Washington • Some Democratic senators are demanding Interior Secretary Ryan Zinke explain how a Canadian company has snatched up a dozen mining claims inside the former boundaries of the Grand Staircase-Escalante National Monument.

Such actions aren’t permitted, they argue, because President Donald Trump didn’t have the authority to shrink the monument in the first place — an assertion at the heart of an ongoing court battle.

“New mining within the boundaries of a national monument is illegal,” the senators, including Tom Udall and 22 fellow Democrats, wrote in a letter to Zinke this week, “and we believe these claims are as invalid as the president’s proclamation which is the subject of litigation.”

Trump carved out some 2 million acres of protected lands from the Grand Staircase and Bears Ears national monuments in December, a move that spawned instant lawsuits from environmental and wildlife groups that contend a president doesn’t have the power to reduce monuments under a 112-year-old law.

Glacier Lake Resources, based in Canada, purchased rights in June to the Colt Mesa Copper-Cobalt mine in an area that used to be protected from mining by the national monument status.

“Surface exploration work will start this summer on the Colt Mesa property and drill permitting will be initiated shortly,” Dhillon said in a statement.

The Bureau of Land Management has not yet approved any new mining in the area.

Zinke, who oversaw a review of national monuments that led to Trump cutting the size of the Utah monuments, told Congress that the decision to change the boundaries had nothing to do with mining.

Interior Department documents have shown that the review focused on the benefits of logging, ranching and energy development if the monuments were changed rather than the economic boost of outdoor recreation and tourism in the surrounding areas resulting from the monument designations.

“If these claims are approved, the Bureau of Land Management would be using federal resources to facilitate legally questionable mining claims in an important, environmentally sensitive area,” the senators wrote in their letter. “As you know, ongoing litigation challenges the opening of these lands to mining and drilling and most legal experts believe that the courts will eventually find that President Trump lacked the authority to eliminate protections from Grand Staircase-Escalante and Bears Ears national monuments.

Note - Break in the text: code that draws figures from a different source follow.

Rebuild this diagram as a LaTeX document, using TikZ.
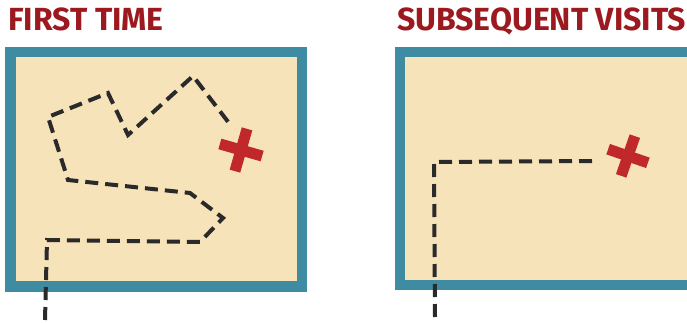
\documentclass[tikz,border=0pt]{standalone}
\usepackage{fontspec}
\setsansfont{Fira Sans}
\usepackage{tikz}
\usetikzlibrary{calc}
\usepackage{xcolor}
\definecolor{ftitle}{HTML}{9C1A1F}
\definecolor{fteal}{HTML}{3F8CA2}
\definecolor{fmap}{HTML}{F6E3B9}
\definecolor{fcross}{HTML}{C1282A}
\definecolor{ftrail}{HTML}{2A2A2A}
\tikzset{
  title/.style   = {anchor=base west, inner sep=0pt, text=ftitle,
                    font=\sffamily\bfseries\fontsize{32}{32}\selectfont},
  frame/.style   = {fill=fteal},
  paper/.style   = {fill=fmap},
  trail/.style   = {draw=ftrail, line width=4pt, line join=miter,
                    dash pattern=on 13pt off 7pt},
  crossarm/.style= {fill=fcross},
}
\begin{document}
\begin{tikzpicture}[x=1pt,y=-1pt]
\useasboundingbox (0,0) rectangle (687,323);
% titles
\node[title] (first) at (8,31) {FIRST TIME};
\node[title] (later) at (397,31) {SUBSEQUENT VISITS};
% maps
\fill[frame] (5,47) rectangle (307,292);
\fill[paper] (16,57) rectangle (297,281);
\fill[frame] (395,47) rectangle (687,290);
\fill[paper] (405,57) rectangle (687,280);
% first time: wandering
\draw[trail] (45,320) -- (47,240) -- (200,242) -- (223,218) -- (190,193)
  -- (68,180) -- (48,117) -- (108,93) -- (128,135) -- (193,76) -- (232,127);
% later: straight
\draw[trail] (435,317) -- (434,162) -- (595,161);
% crosses
\foreach \cx/\cy/\ang/\len in {241/150/-16/22, 628/156/-19/21}{
  \begin{scope}[shift={(\cx,\cy)}, rotate=\ang]
    \fill[crossarm] (-\len,-5.5) rectangle (\len,5.5);
    \fill[crossarm] (-5.5,-\len) rectangle (5.5,\len);
  \end{scope}
}
\end{tikzpicture}
\end{document}
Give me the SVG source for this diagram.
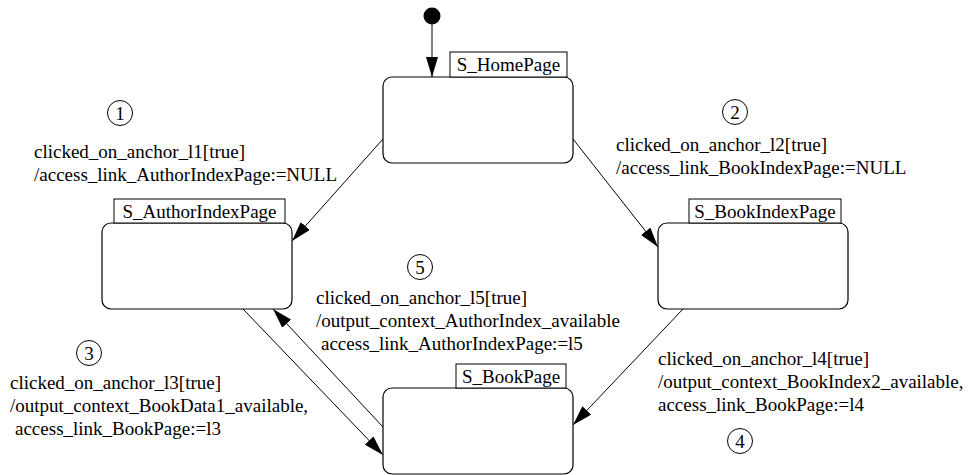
<svg xmlns="http://www.w3.org/2000/svg" width="973" height="475" viewBox="0 0 973 475">
<style>
  .state{fill:#fff;stroke:#000;stroke-width:1.2}
  .tag{fill:#fff;stroke:#000;stroke-width:1}
  .t{font-family:"Liberation Serif","Times New Roman",serif;font-size:19px;fill:#000}
  .c{fill:#fff;stroke:#000;stroke-width:1}
  .e{stroke:#000;stroke-width:1;fill:none;marker-end:url(#arr)}
</style>
<defs>
  <marker id="arr" viewBox="0 0 20 12" refX="20" refY="6" markerWidth="20" markerHeight="12" markerUnits="userSpaceOnUse" orient="auto">
    <path d="M0,0 L20,6 L0,12 z" fill="#000"/>
  </marker>
</defs>
<rect width="973" height="475" fill="#fff"/>
<g id="edges">
  <line class="e" x1="432" y1="24" x2="432" y2="77"/>
  <line class="e" x1="383" y1="139" x2="292" y2="241"/>
  <line class="e" x1="573" y1="139" x2="658" y2="247"/>
  <line class="e" x1="243" y1="309" x2="383" y2="455"/>
  <line class="e" x1="383" y1="427" x2="273" y2="309"/>
  <line class="e" x1="683" y1="309" x2="573" y2="425"/>
</g>
<g id="initial">
  <circle cx="432" cy="16" r="8.5" fill="#000"/>
</g>
<g id="S_HomePage">
  <rect class="state" x="383" y="77" width="190" height="86" rx="9"/>
  <rect class="tag" x="450" y="52" width="117" height="25"/>
  <text class="t" x="508.5" y="71" text-anchor="middle">S_HomePage</text>
</g>
<g id="S_AuthorIndexPage">
  <rect class="state" x="102" y="223" width="190" height="86" rx="9"/>
  <rect class="tag" x="114" y="199" width="171" height="24"/>
  <text class="t" x="199.5" y="218" text-anchor="middle">S_AuthorIndexPage</text>
</g>
<g id="S_BookIndexPage">
  <rect class="state" x="658" y="223" width="190" height="86" rx="9"/>
  <rect class="tag" x="689" y="199" width="152" height="24"/>
  <text class="t" x="765" y="218" text-anchor="middle">S_BookIndexPage</text>
</g>
<g id="S_BookPage">
  <rect class="state" x="383" y="388" width="190" height="86" rx="9"/>
  <rect class="tag" x="456" y="364" width="110" height="24"/>
  <text class="t" x="511" y="383" text-anchor="middle">S_BookPage</text>
</g>
<g id="label1">
  <circle class="c" cx="120" cy="113" r="12.5"/>
  <text class="t" x="120" y="120" text-anchor="middle">1</text>
  <text class="t" x="34" y="158">clicked_on_anchor_l1[true]</text>
  <text class="t" x="34" y="181">/access_link_AuthorIndexPage:=NULL</text>
</g>
<g id="label2">
  <circle class="c" cx="735" cy="112" r="12.5"/>
  <text class="t" x="735" y="119" text-anchor="middle">2</text>
  <text class="t" x="616" y="151">clicked_on_anchor_l2[true]</text>
  <text class="t" x="616" y="174">/access_link_BookIndexPage:=NULL</text>
</g>
<g id="label5">
  <circle class="c" cx="420" cy="267" r="12.5"/>
  <text class="t" x="420" y="274" text-anchor="middle">5</text>
  <text class="t" x="316" y="304">clicked_on_anchor_l5[true]</text>
  <text class="t" x="316" y="327">/output_context_AuthorIndex_available</text>
  <text class="t" x="321" y="350">access_link_AuthorIndexPage:=l5</text>
</g>
<g id="label3">
  <circle class="c" cx="89" cy="353" r="12.5"/>
  <text class="t" x="89" y="360" text-anchor="middle">3</text>
  <text class="t" x="10" y="389">clicked_on_anchor_l3[true]</text>
  <text class="t" x="10" y="412">/output_context_BookData1_available,</text>
  <text class="t" x="15" y="435">access_link_BookPage:=l3</text>
</g>
<g id="label4">
  <circle class="c" cx="740" cy="441" r="12.5"/>
  <text class="t" x="740" y="448" text-anchor="middle">4</text>
  <text class="t" x="658" y="365">clicked_on_anchor_l4[true]</text>
  <text class="t" x="658" y="388">/output_context_BookIndex2_available,</text>
  <text class="t" x="658" y="411">access_link_BookPage:=l4</text>
</g>
</svg>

Proceeding with mining while the litigation is ongoing could cause irreparable harm to this area and is in violation of federal law protecting this area under the Antiquities Act.”

The Interior Department did not immediately respond to a request for comment.

The Democrats' letter comes as residents near the former Grand Staircase boundaries are concerned that the mining claims are already impacting their way of life.

Blake Spalding, owner of Hell’s Backbone Grill & Farm in Boulder, which abuts the former monument boundary, wrote in an op-ed in The Salt Lake Tribune last Sunday that she feared the acquisition of the mine has already led to changes to the roads in the area.

“Already the bulldozers have arrived on the Burr Trail to begin the destruction of our priceless landscapes, in order to provide access to the mine,” she wrote.

Friday, Spalding says she personally hasn’t seen any bulldozers but heard secondhand that an area of the trail that was impassible this spring is now drivable by two-wheel drive vehicles. She says it could have been Garfield County that improved the road but she chalks that up to the county seeking to help the mine start up again as soon as possible.

Garfield County wouldn't need a BLM permit to improve the dirt road.

“It’s important that people in the world understand there are things happening,” Spalding said. “It’s unclear what the motivation is here [to fix the road]. It doesn’t seem like they went and fixed that road that leads directly to the mine site.”

Ashley Korenblat, managing director of Public Lands Solutions who also owns Western Spirit Cycling in Moab, says it’s likely that improvements are happening on public roads as a way to spur development on the former monument land while awaiting BLM permits.

She says she's concerned about increased traffic in the area and why certain roads are getting maintenance now.

“Lots of counties, when they’re desperate for resource extraction to start up again, they do the one thing they can do, which is affect the transportation,” Korenblat said Friday.

Steve Bloch, legal director for the Southern Utah Wilderness Alliance, one of the groups suing over Trump’s changes to the monuments, said this week that, without the monument protection, there’s a “greater chance for mischief” within the former boundaries.

Bloch said SUWA is monitoring activities in the area and will take what steps are needed to protect the landscapes in the former monument boundaries while the court battle continues.

“Those could certainly include, but are not necessarily limited to, seeking emergency injunctive relief from the court,” Bloch said.

Correction: Aug. 3, 10:10 p.m. • An earlier version of this story misstated the name of Southern Utah Wilderness Alliance.